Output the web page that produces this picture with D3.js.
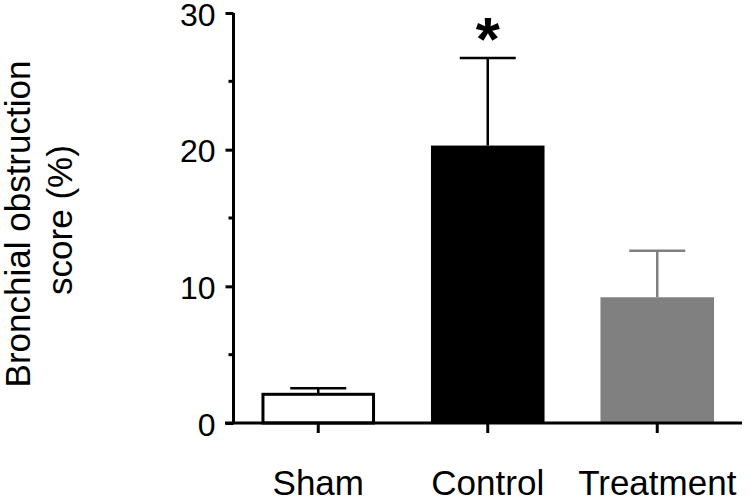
<!DOCTYPE html>
<html><head><meta charset="utf-8">
<script src="https://cdn.jsdelivr.net/npm/d3@7"></script>
<style>body{margin:0;background:#fff}svg{display:block}text{font-family:"Liberation Sans",Arial,sans-serif;fill:#000}</style>
</head><body><svg id="c" width="750" height="501"></svg>
<script>
const categories = ["Sham", "Control", "Treatment"];
const means = [2.1, 20.3, 9.2];
const errors = [0.45, 6.4, 3.4];
const fills = ["#ffffff", "#000000", "#808080"];
const errColors = ["#000000", "#000000", "#808080"];
const yTicks = [0, 10, 20, 30];
const yMinorTicks = [5, 15, 25];
const significance = ["", "*", ""];

const FONT = '"Liberation Sans",Arial,sans-serif';
const svg = d3.select("#c");
const y = d3.scaleLinear().domain([0, 30]).range([423, 13]);
const x = d3.scaleBand().domain(categories).range([233.5, 742]).paddingInner(0.33).paddingOuter(0.165);

// bars
svg.selectAll("rect.bar").data(categories).join("rect")
  .attr("x", (d,i) => x(d) + (i===0 ? 1.5 : 0))
  .attr("width", (d,i) => x.bandwidth() - (i===0 ? 3 : 0))
  .attr("y", (d,i) => y(means[i]))
  .attr("height", (d,i) => y(0) - y(means[i]))
  .attr("fill", (d,i) => fills[i])
  .attr("stroke", (d,i) => i===0 ? "#000" : "none")
  .attr("stroke-width", 3);

// error bars
const capW = 56;
categories.forEach((c,i) => {
  const cx = x(c) + x.bandwidth()/2;
  const g = svg.append("g").attr("stroke", errColors[i]).attr("stroke-width", 2.5);
  g.append("line").attr("x1", cx).attr("x2", cx).attr("y1", y(means[i])).attr("y2", y(means[i]+errors[i]));
  g.append("line").attr("x1", cx-capW/2).attr("x2", cx+capW/2).attr("y1", y(means[i]+errors[i])).attr("y2", y(means[i]+errors[i]));
  if (significance[i]) {
    svg.append("text").attr("x", cx).attr("y", y(means[i]+errors[i]) + 2)
      .attr("text-anchor", "middle").attr("font-size", 62).attr("font-weight", "bold").text(significance[i]);
  }
});

// y axis
const yAxis = d3.axisLeft(y).tickValues(yTicks).tickSize(8).tickPadding(10).tickFormat(d3.format("d"));
const gy = svg.append("g").attr("transform", "translate(233.5,0)").call(yAxis);
gy.select(".domain").attr("stroke-width", 3).attr("d", `M0,${y(30)}V${y(0)}`);
gy.selectAll(".tick line").attr("stroke-width", 3);
gy.selectAll(".tick text").attr("font-size", 32).attr("font-family", FONT).attr("dy", "0.38em");
gy.selectAll(".minor").data(yMinorTicks).join("line").attr("class","minor")
  .attr("x1", -5).attr("x2", 0).attr("y1", d=>y(d)).attr("y2", d=>y(d)).attr("stroke","#000").attr("stroke-width",3);

// x axis
const xAxis = d3.axisBottom(x).tickSize(10).tickPadding(37).tickSizeOuter(0);
const gx = svg.append("g").attr("transform", `translate(0,${y(0)})`).call(xAxis);
gx.select(".domain").attr("stroke-width", 3).attr("d", `M225,0H742`);
gx.selectAll(".tick line").attr("stroke-width", 3);
gx.selectAll(".tick text").attr("font-size", 35).attr("font-family", FONT);

// y label
svg.append("text").attr("transform", "translate(30,224) rotate(-90)").attr("text-anchor","middle")
  .attr("font-size", 35).text("Bronchial obstruction");
svg.append("text").attr("transform", "translate(72,220) rotate(-90)").attr("text-anchor","middle")
  .attr("font-size", 35).text("score (%)");
</script></body></html>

━━━━━━━━━━

[Stated task]
Output all of the data exactly as it stands, minus any images.

[Reply to the exercise]
Output the web page that produces this picture with D3.js.
<!DOCTYPE html>
<html><head><meta charset="utf-8">
<script src="https://cdn.jsdelivr.net/npm/d3@7"></script>
<style>body{margin:0;background:#fff}svg{display:block}text{font-family:"Liberation Sans",Arial,sans-serif;fill:#000}</style>
</head><body><svg id="c" width="750" height="501"></svg>
<script>
const categories = ["Sham", "Control", "Treatment"];
const means = [2.1, 20.3, 9.2];
const errors = [0.45, 6.4, 3.4];
const fills = ["#ffffff", "#000000", "#808080"];
const errColors = ["#000000", "#000000", "#808080"];
const yTicks = [0, 10, 20, 30];
const yMinorTicks = [5, 15, 25];
const significance = ["", "*", ""];

const FONT = '"Liberation Sans",Arial,sans-serif';
const svg = d3.select("#c");
const y = d3.scaleLinear().domain([0, 30]).range([423, 13]);
const x = d3.scaleBand().domain(categories).range([233.5, 742]).paddingInner(0.33).paddingOuter(0.165);

// bars
svg.selectAll("rect.bar").data(categories).join("rect")
  .attr("x", (d,i) => x(d) + (i===0 ? 1.5 : 0))
  .attr("width", (d,i) => x.bandwidth() - (i===0 ? 3 : 0))
  .attr("y", (d,i) => y(means[i]))
  .attr("height", (d,i) => y(0) - y(means[i]))
  .attr("fill", (d,i) => fills[i])
  .attr("stroke", (d,i) => i===0 ? "#000" : "none")
  .attr("stroke-width", 3);

// error bars
const capW = 56;
categories.forEach((c,i) => {
  const cx = x(c) + x.bandwidth()/2;
  const g = svg.append("g").attr("stroke", errColors[i]).attr("stroke-width", 2.5);
  g.append("line").attr("x1", cx).attr("x2", cx).attr("y1", y(means[i])).attr("y2", y(means[i]+errors[i]));
  g.append("line").attr("x1", cx-capW/2).attr("x2", cx+capW/2).attr("y1", y(means[i]+errors[i])).attr("y2", y(means[i]+errors[i]));
  if (significance[i]) {
    svg.append("text").attr("x", cx).attr("y", y(means[i]+errors[i]) + 2)
      .attr("text-anchor", "middle").attr("font-size", 62).attr("font-weight", "bold").text(significance[i]);
  }
});

// y axis
const yAxis = d3.axisLeft(y).tickValues(yTicks).tickSize(8).tickPadding(10).tickFormat(d3.format("d"));
const gy = svg.append("g").attr("transform", "translate(233.5,0)").call(yAxis);
gy.select(".domain").attr("stroke-width", 3).attr("d", `M0,${y(30)}V${y(0)}`);
gy.selectAll(".tick line").attr("stroke-width", 3);
gy.selectAll(".tick text").attr("font-size", 32).attr("font-family", FONT).attr("dy", "0.38em");
gy.selectAll(".minor").data(yMinorTicks).join("line").attr("class","minor")
  .attr("x1", -5).attr("x2", 0).attr("y1", d=>y(d)).attr("y2", d=>y(d)).attr("stroke","#000").attr("stroke-width",3);

// x axis
const xAxis = d3.axisBottom(x).tickSize(10).tickPadding(37).tickSizeOuter(0);
const gx = svg.append("g").attr("transform", `translate(0,${y(0)})`).call(xAxis);
gx.select(".domain").attr("stroke-width", 3).attr("d", `M225,0H742`);
gx.selectAll(".tick line").attr("stroke-width", 3);
gx.selectAll(".tick text").attr("font-size", 35).attr("font-family", FONT);

// y label
svg.append("text").attr("transform", "translate(30,224) rotate(-90)").attr("text-anchor","middle")
  .attr("font-size", 35).text("Bronchial obstruction");
svg.append("text").attr("transform", "translate(72,220) rotate(-90)").attr("text-anchor","middle")
  .attr("font-size", 35).text("score (%)");
</script></body></html>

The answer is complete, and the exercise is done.